Researchers are looking for new computing architectures that can more effectively handle the demands of large data in order to address this inefficiency, also known as the memory wall or Von Neumann bottleneck. And now, Grundler believes his lab might have stumbled on such a “holy grail.”

With the advent of AI, the use of computing technology has increased so much that energy consumption threatens its development. A major issue is traditional computing architecture, which separates processors and memory. The signal conversions involved in moving data between different components slow down computation and waste energy.

Dirk Grundler

While doing other experiments on a commercial wafer of the ferrimagnetic insulator yttrium iron garnet (YIG) with nanomagnetic strips on its surface, LMGN PhD student Korbinian Baumgaertl was inspired to develop precisely engineered YIG-nanomagnet devices.

With the Center of MicroNanoTechnology’s support, Baumgaertl was able to excite spin waves in the YIG at specific gigahertz frequencies using radiofrequency signals, and crucially to reverse the magnetization of the surface nanomagnets.

“The two possible orientations of these nanomagnets represent magnetic states 0 and 1, which allows digital information to be encoded and stored,” Grundler explains.

A route to in-memory computation

The researchers used a traditional vector network analyzer to send a spin pulse through the YIG-nanomagnet device and make their discovery.
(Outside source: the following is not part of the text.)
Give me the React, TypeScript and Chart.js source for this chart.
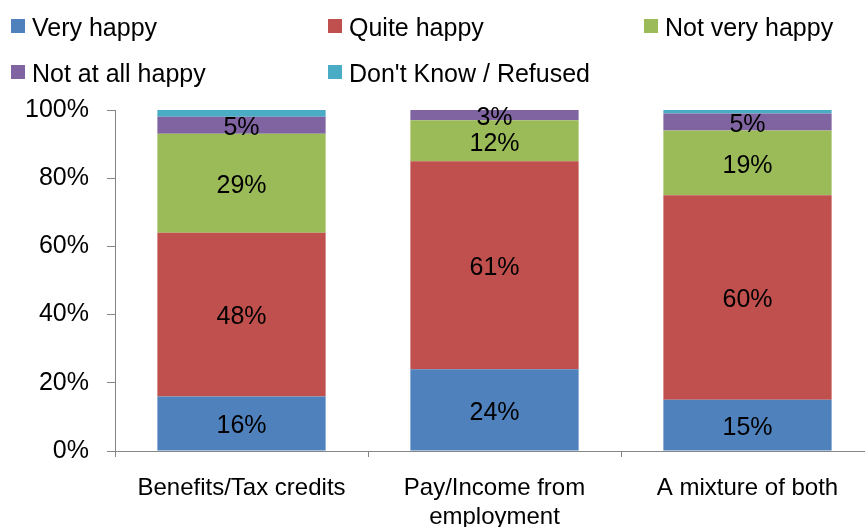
import React, { useEffect, useRef } from "react";
import { Chart, registerables } from "chart.js";

Chart.register(...registerables);

const categories: (string | string[])[] = [
  "Benefits/Tax credits",
  ["Pay/Income from", "employment"],
  "A mixture of both",
];
const seriesNames = ["Very happy", "Quite happy", "Not very happy", "Not at all happy", "Don't Know / Refused"];
const veryHappy = [16, 24, 15];
const quiteHappy = [48, 61, 60];
const notVeryHappy = [29, 12, 19];
const notAtAllHappy = [5, 3, 5];
const dontKnow = [2, 0, 1];
const colors = ["#4F81BD", "#C0504D", "#9BBB59", "#8064A2", "#4BACC6"];
const yTicks = [0, 20, 40, 60, 80, 100];

const FONT = "'Liberation Sans', Arial, sans-serif";

const legendPos = [
  { x: 11, y: 0 },
  { x: 328, y: 0 },
  { x: 644, y: 0 },
  { x: 11, y: 46 },
  { x: 328, y: 46 },
];

const labelPlugin = {
  id: "segLabels",
  afterDatasetsDraw(chart: any) {
    const ctx = chart.ctx;
    ctx.save();
    ctx.font = `25px ${FONT}`;
    ctx.fillStyle = "#000";
    ctx.textAlign = "center";
    ctx.textBaseline = "middle";
    chart.data.datasets.forEach((ds: any, di: number) => {
      if (di > 3) return;
      const meta = chart.getDatasetMeta(di);
      meta.data.forEach((el: any, i: number) => {
        const v = ds.data[i];
        if (!v) return;
        ctx.fillText(`${v}%`, el.x, (el.y + el.base) / 2 + 3);
      });
    });
    ctx.restore();
  },
};

export default function App() {
  const ref = useRef<HTMLCanvasElement>(null);
  useEffect(() => {
    const series = [veryHappy, quiteHappy, notVeryHappy, notAtAllHappy, dontKnow];
    const chart = new Chart(ref.current!, {
      type: "bar",
      data: {
        labels: categories,
        datasets: series.map((d, i) => ({
          label: seriesNames[i],
          data: d,
          backgroundColor: colors[i],
          borderWidth: 0,
          barPercentage: 1,
          categoryPercentage: 0.665,
        })),
      },
      options: {
        responsive: false,
        animation: false,
        layout: { padding: { top: 110, left: 0, right: 0, bottom: 0 } },
        plugins: { legend: { display: false }, tooltip: { enabled: false } },
        scales: {
          x: {
            stacked: true,
            grid: { display: true, drawOnChartArea: false, drawTicks: true, tickLength: 6, color: "#868686", offset: true },
            border: { display: true, color: "#868686", width: 1 },
            ticks: { color: "#000", font: { family: FONT, size: 24 }, padding: 17, maxRotation: 0, autoSkip: false },
            afterFit: (s: any) => { s.height = 76; },
          },
          y: {
            stacked: true,
            min: 0,
            max: 100,
            afterBuildTicks: (s: any) => { s.ticks = yTicks.map((v) => ({ value: v })); },
            grid: { display: true, drawOnChartArea: false, drawTicks: true, tickLength: 8, color: "#868686" },
            border: { display: true, color: "#868686", width: 1 },
            ticks: { color: "#000", font: { family: FONT, size: 25, lineHeight: 1.35 }, padding: 18, callback: (v: any) => `${v}%` },
            afterFit: (s: any) => { s.width = 115; },
          },
        },
      },
      plugins: [labelPlugin],
    });
    return () => chart.destroy();
  }, []);

  return (
    <div style={{ position: "fixed", left: 0, top: 0, width: 865, height: 527, overflow: "hidden", background: "#fff", fontFamily: FONT }}>
      <canvas ref={ref} width={874} height={527} style={{ position: "absolute", left: 0, top: 0, width: 874, height: 527 }} />
      {seriesNames.map((n, i) => (
        <div key={n} style={{ position: "absolute", left: legendPos[i].x, top: legendPos[i].y, height: 46 }}>
          <div style={{ position: "absolute", left: 0, top: 19, width: 14, height: 14, background: colors[i] }} />
          <div style={{ position: "absolute", left: 21, top: 15, fontSize: 25, lineHeight: "25px", whiteSpace: "nowrap", color: "#000" }}>{n}</div>
        </div>
      ))}
    </div>
  );
}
Data could then be written to and read from using nanomagnet reversal, which only occurred when the spin wave reached a specific amplitude.

“We can now show that the same waves we use for data processing can be used to switch the magnetic nanostructures so that we also have nonvolatile magnetic storage within the very same system,” Grundler explains, adding that “nonvolatile” refers to the stable storage of data over long time periods without additional energy consumption.

The capability of the technology to combine data processing and storage eliminates the energy-inefficient separation of processors and memory storage and enables in-memory computation, which has the potential to alter the present computing architectural paradigm.

Optimization on the horizon

The ground-breaking findings were published by Baumgaertl and Grundler in the journal Nature Communications, and the LMGN team is now working to improve their methodology.

“Now that we have shown that spin waves write data by switching the nanomagnets from states 0 to 1, we need to work on a process to switch them back again this is known as toggle switching,” Grundler says.

He also notes that theoretically, “the magnonics approach could process data in the terahertz range of the electromagnetic spectrum (for comparison, current computers function in the slower gigahertz range). However, they still need to demonstrate this experimentally.”

“The promise of this technology for more sustainable computing is huge. With this publication, we are hoping to reinforce interest in wave-based computation, and attract more young researchers to the growing field of magnonics.”